● Stated exercise
Your answer should be a single number: the count of lines that hold the word "with".

•••

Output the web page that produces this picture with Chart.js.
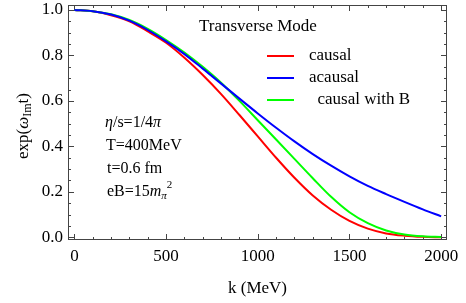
<!DOCTYPE html>
<html>
<head>
<meta charset="utf-8">
<script src="https://cdn.jsdelivr.net/npm/chart.js@4.4.1/dist/chart.umd.min.js"></script>
<style>
  html, body { margin: 0; padding: 0; background: #fff; }
</style>
</head>
<body>
<canvas id="modeChart" width="466" height="303"></canvas>
<script>
// k in MeV
const kValues = [0, 100, 200, 300, 400, 500, 600, 700, 800, 900, 1000,
  1100, 1200, 1300, 1400, 1500, 1600, 1700, 1800, 1900, 2000];
const causal = [1.000, 0.994, 0.977, 0.950, 0.906, 0.856, 0.790, 0.714, 0.630, 0.538, 0.444,
  0.350, 0.262, 0.184, 0.121, 0.072, 0.038, 0.017, 0.007, 0.002, 0.000];
const acausal = [1.000, 0.995, 0.980, 0.953, 0.912, 0.862, 0.806, 0.742, 0.676, 0.610, 0.545,
  0.482, 0.422, 0.366, 0.315, 0.268, 0.226, 0.190, 0.156, 0.123, 0.092];
const causalB = [1.000, 0.995, 0.981, 0.956, 0.917, 0.868, 0.813, 0.750, 0.680, 0.600, 0.515,
  0.430, 0.345, 0.260, 0.178, 0.110, 0.062, 0.030, 0.012, 0.004, 0.001];

const xTicks = [0, 500, 1000, 1500, 2000];
const yTicks = [0.0, 0.2, 0.4, 0.6, 0.8, 1.0];

const SERIF = "'Liberation Serif', 'DejaVu Serif', serif";

function pts(arr) {
  return kValues.map((k, i) => ({ x: k, y: arr[i] }));
}

function richText(ctx, x, y, parts) {
  let cx = x;
  parts.forEach(p => {
    ctx.font = p.f;
    ctx.fillText(p.t, cx, y + (p.dy || 0));
    cx += ctx.measureText(p.t).width;
  });
  return cx - x;
}

function richWidth(ctx, parts) {
  let w = 0;
  parts.forEach(p => { ctx.font = p.f; w += ctx.measureText(p.t).width; });
  return w;
}

// inward ticks on all four sides + frame
const frameTicks = {
  id: "frameTicks",
  beforeDatasetsDraw(chart) {
    const ctx = chart.ctx;
    const a = chart.chartArea;
    const xs = chart.scales.x, ys = chart.scales.y;
    ctx.save();
    ctx.strokeStyle = "#444";
    ctx.lineWidth = 1;
    ctx.strokeRect(a.left + 0.5, a.top + 0.5, a.right - a.left - 1, a.bottom - a.top - 1);
    ctx.beginPath();
    for (let v = 0; v <= 2000; v += 100) {
      const len = v % 500 === 0 ? 6 : 3;
      const px = Math.round(xs.getPixelForValue(v)) + 0.5;
      ctx.moveTo(px, a.bottom); ctx.lineTo(px, a.bottom - len);
      ctx.moveTo(px, a.top); ctx.lineTo(px, a.top + len);
    }
    for (let i = 0; i <= 20; i++) {
      const v = i * 0.05;
      const len = i % 4 === 0 ? 6 : 3;
      const py = Math.round(ys.getPixelForValue(v)) + 0.5;
      ctx.moveTo(a.left, py); ctx.lineTo(a.left + len, py);
      ctx.moveTo(a.right, py); ctx.lineTo(a.right - len, py);
    }
    ctx.stroke();
    ctx.restore();
  },
  afterDraw(chart) {
    const ctx = chart.ctx;
    const a = chart.chartArea;
    ctx.save();
    ctx.fillStyle = "#000";
    ctx.textBaseline = "middle";

    // axis titles
    ctx.font = "17px " + SERIF;
    ctx.textAlign = "center";
    ctx.fillText("k (MeV)", (a.left + a.right) / 2, 289);
    ctx.textAlign = "left";

    const yTitle = [
      { t: "exp(", f: "17px " + SERIF },
      { t: "ω", f: "italic 17px " + SERIF },
      { t: "Im", f: "12px " + SERIF, dy: 4 },
      { t: "t)", f: "17px " + SERIF }
    ];
    ctx.save();
    ctx.translate(24, 126);
    ctx.rotate(-Math.PI / 2);
    richText(ctx, -richWidth(ctx, yTitle) / 2, 0, yTitle);
    ctx.restore();

    // legend block
    ctx.font = "17px " + SERIF;
    ctx.fillText("Transverse Mode", 199, 27);
    const rows = [56, 78, 100];
    const names = ["causal", "acausal", "  causal with B"];
    chart.data.datasets.forEach((ds, i) => {
      ctx.strokeStyle = ds.borderColor;
      ctx.lineWidth = 2;
      ctx.beginPath();
      ctx.moveTo(267, rows[i]); ctx.lineTo(294, rows[i]);
      ctx.stroke();
      ctx.font = "17px " + SERIF;
      ctx.fillText(names[i], 309, rows[i]);
    });

    // parameter block
    const f = "16px " + SERIF, fi = "italic 16px " + SERIF;
    richText(ctx, 105, 123, [
      { t: "η", f: fi }, { t: "/s=1/4", f: f }, { t: "π", f: fi }
    ]);
    richText(ctx, 106, 146, [{ t: "T=400MeV", f: f }]);
    richText(ctx, 107, 169, [{ t: "t=0.6 fm", f: f }]);
    richText(ctx, 107, 192, [
      { t: "eB=15", f: f }, { t: "m", f: fi },
      { t: "π", f: "italic 11px " + SERIF, dy: 4 },
      { t: "2", f: "11px " + SERIF, dy: -7 }
    ]);
    ctx.restore();
  }
};

const chart = new Chart(document.getElementById("modeChart").getContext("2d"), {
  type: "line",
  data: {
    datasets: [
      { label: "causal", data: pts(causal), borderColor: "#ff0000", order: 3 },
      { label: "acausal", data: pts(acausal), borderColor: "#0000ff", order: 1 },
      { label: "causal with B", data: pts(causalB), borderColor: "#00ff00", order: 2 }
    ]
  },
  options: {
    responsive: false,
    animation: false,
    devicePixelRatio: 1,
    layout: { padding: { left: 0, right: 19, top: 5, bottom: 0 } },
    elements: {
      line: { borderWidth: 2, fill: false, cubicInterpolationMode: "monotone" },
      point: { radius: 0 }
    },
    plugins: {
      legend: { display: false },
      tooltip: { enabled: false }
    },
    scales: {
      x: {
        type: "linear",
        min: -35,
        max: 2032,
        afterBuildTicks: s => { s.ticks = xTicks.map(v => ({ value: v })); },
        afterFit: s => { s.height = 63; s.paddingLeft = 0; s.paddingRight = 0; },
        grid: { display: false, drawTicks: false },
        border: { display: false },
        ticks: {
          color: "#000",
          padding: 6,
          maxRotation: 0,
          autoSkip: false,
          font: { family: SERIF, size: 17 },
          callback: v => String(v)
        }
      },
      y: {
        type: "linear",
        min: -0.012,
        max: 1.022,
        afterBuildTicks: s => { s.ticks = yTicks.map(v => ({ value: v })); },
        afterFit: s => { s.width = 68; s.paddingTop = 0; s.paddingBottom = 0; },
        grid: { display: false, drawTicks: false },
        border: { display: false },
        ticks: {
          color: "#000",
          padding: 5,
          font: { family: SERIF, size: 17 },
          callback: v => v.toFixed(1)
        }
      }
    }
  },
  plugins: [frameTicks]
});
</script>
</body>
</html>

•••

● Reply to the task
3